───── Provided data ─────

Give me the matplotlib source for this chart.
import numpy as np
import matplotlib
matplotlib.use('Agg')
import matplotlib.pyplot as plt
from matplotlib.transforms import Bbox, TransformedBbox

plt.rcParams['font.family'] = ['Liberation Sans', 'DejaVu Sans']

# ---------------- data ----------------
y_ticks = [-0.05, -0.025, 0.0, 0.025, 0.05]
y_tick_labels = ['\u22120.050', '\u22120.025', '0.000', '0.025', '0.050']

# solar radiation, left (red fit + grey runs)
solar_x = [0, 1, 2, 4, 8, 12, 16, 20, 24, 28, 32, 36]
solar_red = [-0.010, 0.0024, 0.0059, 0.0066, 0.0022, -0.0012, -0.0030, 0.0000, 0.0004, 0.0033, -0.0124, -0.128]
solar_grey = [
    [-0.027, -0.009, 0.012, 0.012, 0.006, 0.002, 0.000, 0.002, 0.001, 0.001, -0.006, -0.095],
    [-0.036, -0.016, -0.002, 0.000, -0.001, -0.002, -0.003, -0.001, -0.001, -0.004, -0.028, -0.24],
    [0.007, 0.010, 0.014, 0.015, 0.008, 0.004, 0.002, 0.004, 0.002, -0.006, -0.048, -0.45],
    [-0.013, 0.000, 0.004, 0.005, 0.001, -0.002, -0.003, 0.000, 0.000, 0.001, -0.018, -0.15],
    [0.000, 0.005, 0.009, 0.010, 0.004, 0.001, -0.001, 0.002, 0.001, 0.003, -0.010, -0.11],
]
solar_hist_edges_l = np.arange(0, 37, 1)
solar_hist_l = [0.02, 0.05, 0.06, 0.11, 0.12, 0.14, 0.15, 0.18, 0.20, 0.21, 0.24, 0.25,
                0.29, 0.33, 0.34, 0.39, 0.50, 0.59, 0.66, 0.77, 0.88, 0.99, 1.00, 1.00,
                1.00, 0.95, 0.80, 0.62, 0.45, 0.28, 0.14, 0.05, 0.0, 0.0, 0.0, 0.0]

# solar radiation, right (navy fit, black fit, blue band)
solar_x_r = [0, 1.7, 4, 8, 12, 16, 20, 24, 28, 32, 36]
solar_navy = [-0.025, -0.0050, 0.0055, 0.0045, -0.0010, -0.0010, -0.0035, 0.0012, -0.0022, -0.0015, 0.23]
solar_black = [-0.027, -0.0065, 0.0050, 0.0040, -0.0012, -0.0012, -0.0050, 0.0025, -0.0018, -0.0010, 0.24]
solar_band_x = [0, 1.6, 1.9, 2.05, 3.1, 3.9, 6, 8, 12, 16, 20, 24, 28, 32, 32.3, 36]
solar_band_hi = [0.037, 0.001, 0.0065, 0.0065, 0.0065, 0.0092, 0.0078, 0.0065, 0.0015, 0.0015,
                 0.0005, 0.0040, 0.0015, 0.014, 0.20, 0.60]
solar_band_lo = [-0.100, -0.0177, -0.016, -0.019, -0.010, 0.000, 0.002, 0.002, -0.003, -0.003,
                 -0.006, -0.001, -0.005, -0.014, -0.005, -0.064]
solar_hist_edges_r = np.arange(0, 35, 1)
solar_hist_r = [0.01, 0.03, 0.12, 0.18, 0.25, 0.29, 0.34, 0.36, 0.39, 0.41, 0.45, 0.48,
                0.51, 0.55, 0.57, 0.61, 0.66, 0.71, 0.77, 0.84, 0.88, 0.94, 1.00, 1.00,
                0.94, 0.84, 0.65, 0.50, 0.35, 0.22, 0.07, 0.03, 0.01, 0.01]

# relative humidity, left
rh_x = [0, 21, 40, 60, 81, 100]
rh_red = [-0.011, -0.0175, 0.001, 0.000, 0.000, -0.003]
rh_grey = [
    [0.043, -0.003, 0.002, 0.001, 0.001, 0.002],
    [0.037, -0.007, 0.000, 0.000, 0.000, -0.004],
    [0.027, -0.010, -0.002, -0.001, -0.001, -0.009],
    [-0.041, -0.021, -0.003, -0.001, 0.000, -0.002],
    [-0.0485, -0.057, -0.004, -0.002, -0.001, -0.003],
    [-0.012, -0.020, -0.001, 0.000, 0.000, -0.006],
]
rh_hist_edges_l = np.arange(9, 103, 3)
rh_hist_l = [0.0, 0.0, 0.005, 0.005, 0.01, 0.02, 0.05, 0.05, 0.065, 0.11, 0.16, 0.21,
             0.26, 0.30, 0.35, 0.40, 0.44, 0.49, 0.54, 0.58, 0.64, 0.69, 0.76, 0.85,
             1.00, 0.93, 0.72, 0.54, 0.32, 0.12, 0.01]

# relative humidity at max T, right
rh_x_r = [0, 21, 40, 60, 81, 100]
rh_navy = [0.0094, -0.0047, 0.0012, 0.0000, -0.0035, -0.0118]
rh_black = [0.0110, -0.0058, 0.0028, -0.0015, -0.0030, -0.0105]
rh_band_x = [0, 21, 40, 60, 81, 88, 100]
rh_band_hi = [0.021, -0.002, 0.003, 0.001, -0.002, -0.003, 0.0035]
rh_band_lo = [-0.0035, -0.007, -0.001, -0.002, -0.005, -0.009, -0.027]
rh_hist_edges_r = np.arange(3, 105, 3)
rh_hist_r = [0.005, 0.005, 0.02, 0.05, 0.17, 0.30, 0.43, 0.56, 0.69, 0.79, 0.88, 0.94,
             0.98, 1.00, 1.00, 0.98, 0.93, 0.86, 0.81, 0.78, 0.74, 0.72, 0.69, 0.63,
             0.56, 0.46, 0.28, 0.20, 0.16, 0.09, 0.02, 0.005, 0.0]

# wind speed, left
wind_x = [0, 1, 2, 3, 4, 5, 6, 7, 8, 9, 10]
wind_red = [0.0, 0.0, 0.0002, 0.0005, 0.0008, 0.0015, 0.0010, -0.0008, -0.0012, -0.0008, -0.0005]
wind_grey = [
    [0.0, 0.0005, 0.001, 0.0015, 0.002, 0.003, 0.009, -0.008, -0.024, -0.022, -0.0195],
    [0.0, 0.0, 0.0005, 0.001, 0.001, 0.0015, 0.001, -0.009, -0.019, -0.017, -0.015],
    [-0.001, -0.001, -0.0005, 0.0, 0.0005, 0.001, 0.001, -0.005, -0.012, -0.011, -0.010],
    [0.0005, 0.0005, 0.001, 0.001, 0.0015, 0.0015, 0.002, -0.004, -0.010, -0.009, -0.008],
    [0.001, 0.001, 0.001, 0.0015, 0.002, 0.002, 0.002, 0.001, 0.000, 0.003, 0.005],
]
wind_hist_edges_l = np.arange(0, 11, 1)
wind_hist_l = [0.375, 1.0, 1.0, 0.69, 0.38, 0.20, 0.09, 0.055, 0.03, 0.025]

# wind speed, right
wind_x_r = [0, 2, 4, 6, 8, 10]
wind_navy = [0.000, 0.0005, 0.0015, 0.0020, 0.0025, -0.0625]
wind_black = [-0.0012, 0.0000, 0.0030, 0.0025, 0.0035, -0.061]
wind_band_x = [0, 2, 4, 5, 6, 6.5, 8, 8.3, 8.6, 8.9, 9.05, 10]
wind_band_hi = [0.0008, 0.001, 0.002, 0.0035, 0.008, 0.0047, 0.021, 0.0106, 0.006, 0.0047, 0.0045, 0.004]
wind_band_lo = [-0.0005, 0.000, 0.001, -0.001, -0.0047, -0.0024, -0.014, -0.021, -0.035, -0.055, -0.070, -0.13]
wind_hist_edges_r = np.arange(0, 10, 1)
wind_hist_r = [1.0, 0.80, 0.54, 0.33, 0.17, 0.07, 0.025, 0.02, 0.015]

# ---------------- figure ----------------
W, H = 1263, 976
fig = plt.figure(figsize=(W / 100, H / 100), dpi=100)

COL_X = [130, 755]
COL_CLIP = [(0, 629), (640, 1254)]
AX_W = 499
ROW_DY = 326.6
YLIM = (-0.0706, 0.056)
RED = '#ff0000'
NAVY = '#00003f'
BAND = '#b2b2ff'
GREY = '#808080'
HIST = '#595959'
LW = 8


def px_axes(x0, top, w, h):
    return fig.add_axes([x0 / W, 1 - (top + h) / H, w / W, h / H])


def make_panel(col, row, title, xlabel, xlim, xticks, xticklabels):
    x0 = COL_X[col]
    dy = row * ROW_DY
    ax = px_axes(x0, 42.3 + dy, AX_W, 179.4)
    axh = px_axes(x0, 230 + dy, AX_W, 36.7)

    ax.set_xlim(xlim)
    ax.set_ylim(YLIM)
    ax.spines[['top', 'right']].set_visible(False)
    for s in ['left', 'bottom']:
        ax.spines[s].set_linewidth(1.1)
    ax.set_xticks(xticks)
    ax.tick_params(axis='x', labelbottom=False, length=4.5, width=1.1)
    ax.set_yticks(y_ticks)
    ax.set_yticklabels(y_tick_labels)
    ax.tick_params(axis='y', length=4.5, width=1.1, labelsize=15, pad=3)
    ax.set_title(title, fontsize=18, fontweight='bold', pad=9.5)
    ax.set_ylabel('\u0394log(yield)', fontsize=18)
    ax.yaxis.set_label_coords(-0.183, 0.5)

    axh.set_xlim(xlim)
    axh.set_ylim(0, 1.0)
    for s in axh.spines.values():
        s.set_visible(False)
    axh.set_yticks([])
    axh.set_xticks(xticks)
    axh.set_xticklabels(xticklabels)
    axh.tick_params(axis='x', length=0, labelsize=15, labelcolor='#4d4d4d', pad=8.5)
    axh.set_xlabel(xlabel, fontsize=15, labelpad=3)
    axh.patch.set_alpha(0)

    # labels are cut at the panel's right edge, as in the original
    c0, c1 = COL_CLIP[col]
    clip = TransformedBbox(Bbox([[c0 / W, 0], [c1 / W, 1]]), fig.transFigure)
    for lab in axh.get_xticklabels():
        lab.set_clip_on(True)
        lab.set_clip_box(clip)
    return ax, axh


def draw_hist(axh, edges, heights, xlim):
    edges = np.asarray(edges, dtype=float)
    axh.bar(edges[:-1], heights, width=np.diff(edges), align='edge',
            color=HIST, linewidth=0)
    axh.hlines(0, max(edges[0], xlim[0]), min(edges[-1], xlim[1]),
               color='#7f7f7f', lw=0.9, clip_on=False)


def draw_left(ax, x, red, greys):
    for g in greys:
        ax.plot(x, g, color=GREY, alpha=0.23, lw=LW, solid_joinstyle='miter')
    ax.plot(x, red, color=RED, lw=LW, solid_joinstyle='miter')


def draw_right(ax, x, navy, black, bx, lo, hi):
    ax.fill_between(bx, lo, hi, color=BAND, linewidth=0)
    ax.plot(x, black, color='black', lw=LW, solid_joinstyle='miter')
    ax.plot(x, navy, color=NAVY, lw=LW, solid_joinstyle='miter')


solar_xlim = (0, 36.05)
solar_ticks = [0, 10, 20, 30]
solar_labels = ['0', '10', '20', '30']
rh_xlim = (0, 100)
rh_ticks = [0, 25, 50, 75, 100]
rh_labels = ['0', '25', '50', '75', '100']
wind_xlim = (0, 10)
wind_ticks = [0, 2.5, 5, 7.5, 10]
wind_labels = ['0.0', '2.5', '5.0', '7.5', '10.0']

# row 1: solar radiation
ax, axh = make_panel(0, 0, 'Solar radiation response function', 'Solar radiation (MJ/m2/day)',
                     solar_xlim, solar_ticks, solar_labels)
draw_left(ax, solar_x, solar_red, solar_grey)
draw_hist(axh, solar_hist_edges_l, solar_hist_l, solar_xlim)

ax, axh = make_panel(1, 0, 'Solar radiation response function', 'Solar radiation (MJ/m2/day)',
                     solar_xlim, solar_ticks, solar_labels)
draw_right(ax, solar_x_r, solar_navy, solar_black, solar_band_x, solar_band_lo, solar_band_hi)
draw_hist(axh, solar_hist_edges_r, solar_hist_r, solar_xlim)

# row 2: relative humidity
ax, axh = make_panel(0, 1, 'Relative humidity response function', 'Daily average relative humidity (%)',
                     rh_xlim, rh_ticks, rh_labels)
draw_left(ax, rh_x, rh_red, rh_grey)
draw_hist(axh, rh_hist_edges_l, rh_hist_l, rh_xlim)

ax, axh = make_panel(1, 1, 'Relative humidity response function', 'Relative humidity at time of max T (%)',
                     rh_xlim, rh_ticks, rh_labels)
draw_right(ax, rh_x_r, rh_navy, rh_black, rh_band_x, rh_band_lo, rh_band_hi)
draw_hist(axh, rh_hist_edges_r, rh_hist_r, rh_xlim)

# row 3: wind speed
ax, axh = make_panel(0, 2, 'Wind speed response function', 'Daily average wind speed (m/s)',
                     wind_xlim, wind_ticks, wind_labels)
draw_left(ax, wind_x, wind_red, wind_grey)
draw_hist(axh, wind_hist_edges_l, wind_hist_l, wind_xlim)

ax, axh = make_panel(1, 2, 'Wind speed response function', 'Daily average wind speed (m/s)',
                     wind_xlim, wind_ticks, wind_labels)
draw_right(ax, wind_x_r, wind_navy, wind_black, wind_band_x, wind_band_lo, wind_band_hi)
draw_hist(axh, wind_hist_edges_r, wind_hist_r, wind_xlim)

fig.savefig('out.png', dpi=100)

─────

▸ What is required:
Quote exactly the lines running from the start of the listing above through the line where "0.0, 0.0, 0.0]" is found, and output no other lines.

▸ Solution for this exercise:
Give me the matplotlib source for this chart.
import numpy as np
import matplotlib
matplotlib.use('Agg')
import matplotlib.pyplot as plt
from matplotlib.transforms import Bbox, TransformedBbox

plt.rcParams['font.family'] = ['Liberation Sans', 'DejaVu Sans']

# ---------------- data ----------------
y_ticks = [-0.05, -0.025, 0.0, 0.025, 0.05]
y_tick_labels = ['\u22120.050', '\u22120.025', '0.000', '0.025', '0.050']

# solar radiation, left (red fit + grey runs)
solar_x = [0, 1, 2, 4, 8, 12, 16, 20, 24, 28, 32, 36]
solar_red = [-0.010, 0.0024, 0.0059, 0.0066, 0.0022, -0.0012, -0.0030, 0.0000, 0.0004, 0.0033, -0.0124, -0.128]
solar_grey = [
    [-0.027, -0.009, 0.012, 0.012, 0.006, 0.002, 0.000, 0.002, 0.001, 0.001, -0.006, -0.095],
    [-0.036, -0.016, -0.002, 0.000, -0.001, -0.002, -0.003, -0.001, -0.001, -0.004, -0.028, -0.24],
    [0.007, 0.010, 0.014, 0.015, 0.008, 0.004, 0.002, 0.004, 0.002, -0.006, -0.048, -0.45],
    [-0.013, 0.000, 0.004, 0.005, 0.001, -0.002, -0.003, 0.000, 0.000, 0.001, -0.018, -0.15],
    [0.000, 0.005, 0.009, 0.010, 0.004, 0.001, -0.001, 0.002, 0.001, 0.003, -0.010, -0.11],
]
solar_hist_edges_l = np.arange(0, 37, 1)
solar_hist_l = [0.02, 0.05, 0.06, 0.11, 0.12, 0.14, 0.15, 0.18, 0.20, 0.21, 0.24, 0.25,
                0.29, 0.33, 0.34, 0.39, 0.50, 0.59, 0.66, 0.77, 0.88, 0.99, 1.00, 1.00,
                1.00, 0.95, 0.80, 0.62, 0.45, 0.28, 0.14, 0.05, 0.0, 0.0, 0.0, 0.0]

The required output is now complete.